For a long time, the grieving process has been going about its business quietly, pottering along in tandem with my life. The sharp edges became blunt and although the void my Dad left was still vast, I could live with it. But over the past few weeks, for no apparent reason, it has become fresh and raw again. It feels as though my Dad died last week and I don’t know why. This time of year is always challenging as it’s his birthday on the 26th of October and then Christmas looms on the horizon, gaudy and unmanageable. However, it has been four and a half years since he died and I’ve dealt with it every year, there’s no reason why it should be worse now, but somehow it is.
At the weekend I did a Q+A at the BFI after a screening of The Long Good Friday, a classic British gangster movie my Dad was in, 37 years ago. The BFI had scheduled a ‘Working Class Heroes’ season, and The Long Good Friday was the finale. I agreed to do the Q+A a while back, when I was feeling emotionally and mentally strong. But since then the pain has crept in and taken grip on my heart, I had been dreading the event. I wasn’t nervous about doing the talk but the prospect of watching the film, after missing him so acutely, was daunting. I went with my mum and some friends and I tried to brace myself, ready to see the image of him bustling on to screen, alive again. Watching my Dad who died over four years ago, crackling with energy and life only a few years older than I am now, was a surreal experience. Ultimately, I’m lucky that I have Dad’s body of work, because I’ll never forget the sound of his voice, the way he smiled or the colour of his eyes. It must be so distressing when you lose a loved one and their memory starts to fade. Nonetheless, watching Dad’s work causes me searing pain. When I wrote the book about him, I had to sit though hours and hours of his films. No wonder I nearly lost my mind.

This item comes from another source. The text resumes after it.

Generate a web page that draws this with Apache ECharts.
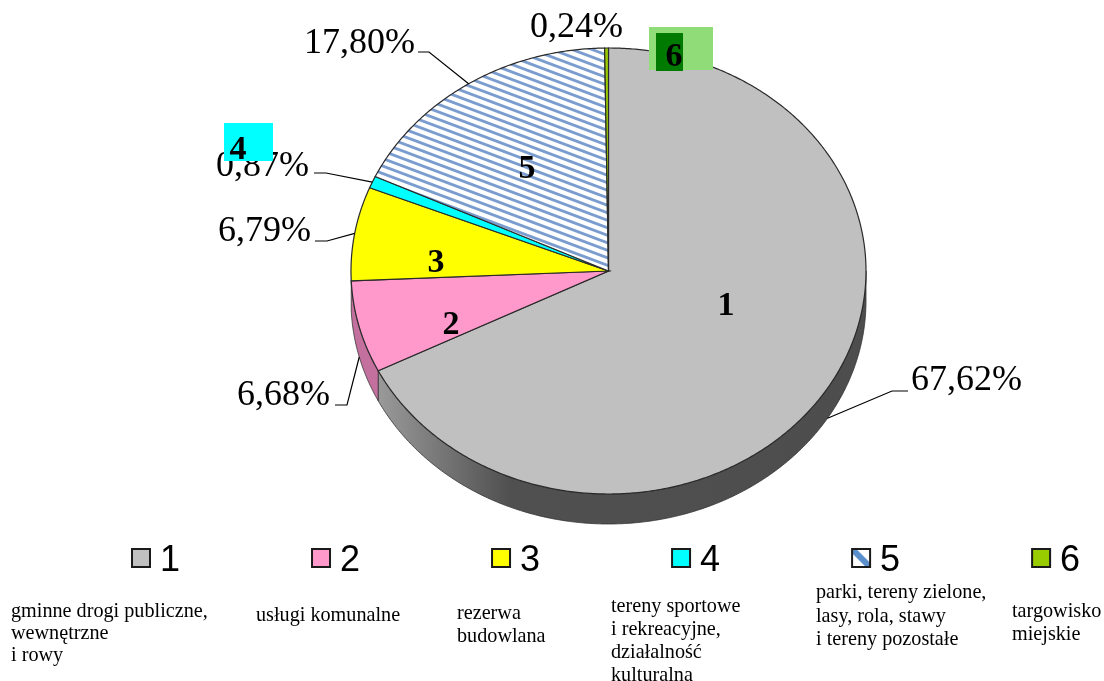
<!DOCTYPE html>
<html>
<head>
<meta charset="utf-8">
<style>html,body{margin:0;padding:0;background:#fff}#chart{width:1104px;height:681px}</style>
<script src="https://cdn.jsdelivr.net/npm/echarts@6/dist/echarts.min.js"></script>
</head>
<body>
<div id="chart"></div>
<script>
// ---- data ----
const categories = ['1', '2', '3', '4', '5', '6'];
const values = [67.62, 6.68, 6.79, 0.87, 17.80, 0.24];
const percentLabels = ['67,62%', '6,68%', '6,79%', '0,87%', '17,80%', '0,24%'];
const captions = [
  'gminne drogi publiczne,\nwewnętrzne\ni rowy',
  'usługi komunalne',
  'rezerwa\nbudowlana',
  'tereny sportowe\ni rekreacyjne,\ndziałalność\nkulturalna',
  'parki, tereny zielone,\nlasy, rola, stawy\ni tereny pozostałe',
  'targowisko\nmiejskie'
];

// ---- styles and layout ----
const topColors = ['#c0c0c0', '#ff99cc', '#ffff00', '#00ffff', null, '#99cc00'];
const pie = {cx: 608.5, cy: 271, rx: 257.5, ry: 223, depth: 30};
const captionPos = [[11, 601], [256, 605], [457, 602], [611, 595], [816, 581], [1012, 600]];
const captionLine = [22, 22, 23, 23, 23.5, 23];
const numberPos = [[726, 306], [451, 325], [436, 263], [238, 150], [527, 169], [674, 57]];
const numberBoxes = [null, null, null,
  [{x: 224, y: 123, w: 49, h: 38, c: '#00ffff'}],
  null,
  [{x: 649, y: 27, w: 64, h: 43, c: '#90dc78'}, {x: 656, y: 33, w: 27, h: 38, c: '#007a00'}]];
const labelPos = [[1022, 381], [330, 396], [311, 232], [309, 167], [415, 44], [623, 28]];
const elbows = [[[892, 391], [908, 391]], [[347, 405], [335, 405]], [[327, 241], [315, 241]],
  [[326, 173], [314, 173]], [[429, 52], [418, 52]], null];

function hatchTile(w, h, n, lw) {
  const c = document.createElement('canvas');
  c.width = w; c.height = h;
  const g = c.getContext('2d');
  g.fillStyle = '#ffffff'; g.fillRect(0, 0, w, h);
  g.strokeStyle = '#7a9cce'; g.lineWidth = lw;
  const p = h / n, s = p / w * n;
  for (let k = -n; k <= n; k++) {
    g.beginPath();
    g.moveTo(-2, k * p - 2 * s);
    g.lineTo(w + 2, k * p + h / 1 + 2 * s);
    g.stroke();
  }
  return c;
}
const hatch = {image: hatchTile(40, 15, 2, 2.9), repeat: 'repeat'};
const iconHatch = (function () {
  const c = document.createElement('canvas');
  c.width = 18; c.height = 18;
  const g = c.getContext('2d');
  g.fillStyle = '#ffffff'; g.fillRect(0, 0, 18, 18);
  g.strokeStyle = '#5b8fcc'; g.lineWidth = 6;
  g.beginPath(); g.moveTo(-2, -2); g.lineTo(20, 20); g.stroke();
  return {image: c, repeat: 'repeat'};
})();
const fills = topColors.map(c => c || hatch);

const total = values.reduce((a, b) => a + b, 0);
function startOf(i) { return values.slice(0, i).reduce((a, b) => a + b, 0) / total * 360; }
function pt(deg, dy) {
  const r = deg * Math.PI / 180;
  return [pie.cx + pie.rx * Math.sin(r), pie.cy - pie.ry * Math.cos(r) + (dy || 0)];
}
function arc(a0, a1, dy) {
  const n = Math.max(2, Math.ceil(Math.abs(a1 - a0) / 0.5));
  const out = [];
  for (let k = 0; k <= n; k++) out.push(pt(a0 + (a1 - a0) * k / n, dy));
  return out;
}
const rimFills = [
  {type: 'linear', x: 0, y: 0, x2: 1, y2: 0, colorStops: [
    {offset: 0, color: '#9a9a9a'}, {offset: 0.27, color: '#505050'}, {offset: 1, color: '#4d4d4d'}]},
  '#c4709e', null, null, null, null];

function renderSlice(idx) {
  return function (params, api) {
    const v = api.value(0);
    const a0 = startOf(idx), a1 = a0 + v / total * 360;
    const mid = (a0 + a1) / 2;
    const children = [];
    if (rimFills[idx]) {
      const f = Math.max(a0, 90), t = Math.min(a1, 270);
      if (t > f) {
        children.push({
          type: 'polygon', z2: 1,
          shape: {points: arc(f, t, 0).concat(arc(t, f, pie.depth))},
          style: {fill: rimFills[idx], stroke: '#333333', lineWidth: 0.8}
        });
      }
    }
    children.push({
      type: 'polygon', z2: 2,
      shape: {points: [[pie.cx, pie.cy]].concat(arc(a0, a1, 0))},
      style: {fill: fills[idx], stroke: '#2a2a2a', lineWidth: 1.2}
    });
    if (elbows[idx]) {
      const side = rimFills[idx] && mid > 90 && mid < 270;
      children.push({
        type: 'polyline', z2: 5,
        shape: {points: [pt(mid, side ? pie.depth : 0)].concat(elbows[idx])},
        style: {fill: null, stroke: '#000000', lineWidth: 1.2}
      });
    }
    children.push({
      type: 'text', z2: 6,
      style: {x: labelPos[idx][0], y: labelPos[idx][1], text: percentLabels[idx], align: 'right',
        verticalAlign: 'middle', fill: '#000', font: '36px "Liberation Serif"'}
    });
    (numberBoxes[idx] || []).forEach(b => {
      children.push({type: 'rect', z2: 7, shape: {x: b.x, y: b.y, width: b.w, height: b.h},
        style: {fill: b.c}});
    });
    children.push({
      type: 'text', z2: 8,
      style: {x: numberPos[idx][0], y: numberPos[idx][1], text: categories[idx], align: 'center',
        verticalAlign: 'middle', fill: '#000', font: 'bold 34px "Liberation Serif"'}
    });
    return {type: 'group', children: children};
  };
}

const option = {
  animation: false,
  backgroundColor: '#ffffff',
  legend: {
    left: 126, top: 538, orient: 'horizontal', selectedMode: false,
    itemWidth: 18, itemHeight: 18, itemGap: 131,
    formatter: '{n|{name}}',
    textStyle: {fontFamily: 'Liberation Sans', fontSize: 36, color: '#000', padding: [0, 0, 0, 5],
      rich: {n: {fontFamily: 'Liberation Sans', fontSize: 36, color: '#000', padding: [6, 0, 0, 0]}}},
    data: categories.map((c, i) => ({
      name: c, icon: 'rect',
      itemStyle: {color: topColors[i] || iconHatch, borderColor: '#1a1a1a', borderWidth: 2}
    }))
  },
  graphic: captions.map((t, i) => ({
    type: 'text', left: captionPos[i][0], top: captionPos[i][1],
    style: {text: t, fill: '#000', font: '20.2px "Liberation Serif"', lineHeight: captionLine[i]}
  })),
  series: categories.map((c, i) => ({
    type: 'custom', name: c, coordinateSystem: 'none', silent: true,
    itemStyle: {color: topColors[i] || '#7a9cce'},
    data: [[values[i]]],
    renderItem: renderSlice(i)
  }))
};
const chart = echarts.init(document.getElementById('chart'), null, {renderer: 'canvas'});
chart.setOption(option);
</script>
</body>
</html>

Even though it was tough, I am glad that I did the Q+A at the BFI, it’s always nice to talk about him. You might wonder why I’m sharing this with you; I suppose I would like to offer support and solidarity to anyone who might be grieving a loved one. Whether their death was last week, last year or last decade, it’s always hard. If you’re hurting, treat yourself to something nice today – think of what they might have done to cheer you up. For me, it’s the endless cups of tea that Dad would make for me when I went to him with a grievance or disappointment. But most importantly, don’t fight it. Let the grief do it’s job; don’t attempt to be brave and keep it together. I understand that may be tricky if you have jobs and families to attend to, but still try to set aside some time when you can cry, scream, or just be quiet and still. Do whatever you need to let the pain out.
This difficult moment will pass and things will improve. You may not be ok now, but have faith that you will be in the future. Until that time, I’ll be right there with you.